Even though the length of each game is strongly correlated to the number of lines that are cleared, which directly determines how well our AI is doing, it’s still a good indicator for the success of our AI because our goal is to ultimately keep our AI in “survival mode.” The game should keep going for as long as possible.

Remaining Goals and Challenges:

Some goals for the next few weeks include: simulating our game on a full tetris board (10x20 blocks) with full sized pieces, trying to prolong the length of one game (clearing as many lines as possible), as well as improve our heuristic function.

Currently, our game is simulated on a smaller scale to cut down on computations and to see if our AI is making any progress. We will work to run our AI on a full scale tetris game after we make our advancements.

Our method for calculating a state could potentially see improvement. As of now, if one side of the board is higher than the rest, the action taken will give little information in the transition, as the working window will see the same state. This might be improved by accounting for the height in the state itself.

The implementation of calculating the height of the board right now is simply taking the height of the tallest column of the board. However, later on we want to change it to calculate the aggregate height of the entire board– meaning it will sum the height of each column on the board. This will encourage our AI to drop more pieces before reaching the top of the board.

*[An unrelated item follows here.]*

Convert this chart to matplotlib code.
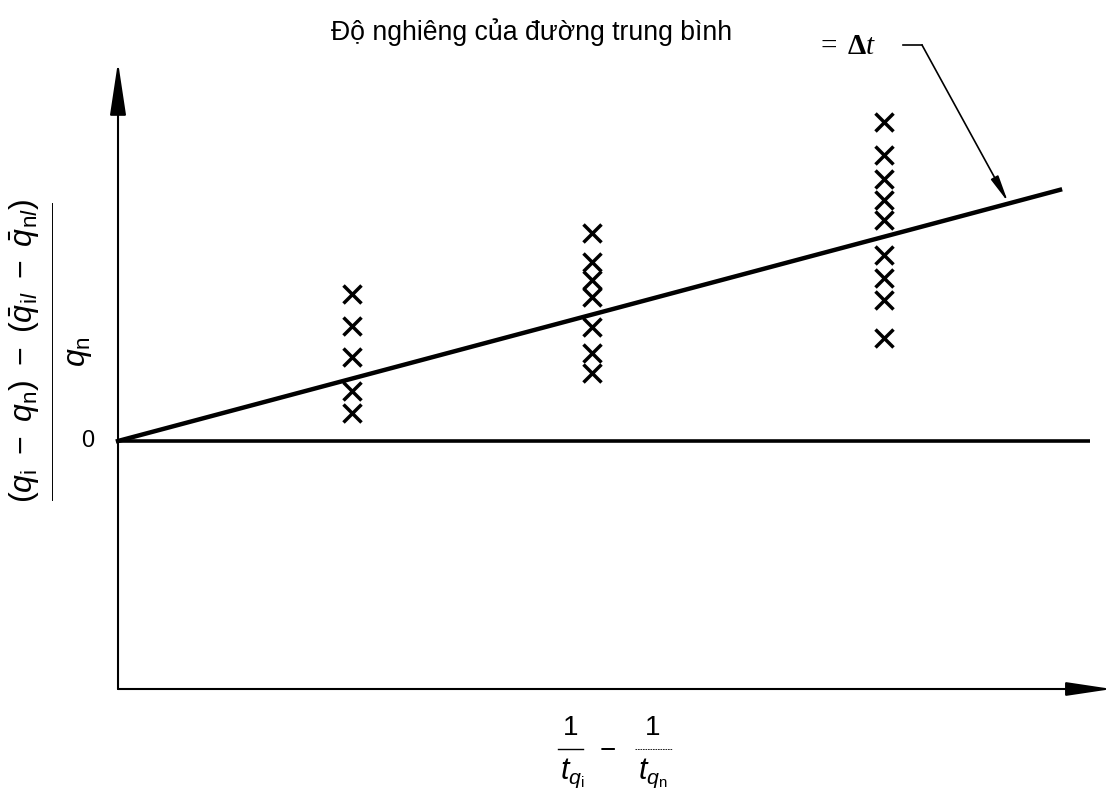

The implementation of calculating the number of holes will also need some tweaking because it’s not accurate in detecting holes/empty spaces right now.

Lastly, if there is time remaining, we desire to extend our algorithm into a Neural Network, as it should be able to handle the information given in more complex ways. This is because the relationship between height, states, and holes is difficult to represent in the standard Reinforcement Learning approach, and deep learning may have some insight to the problem.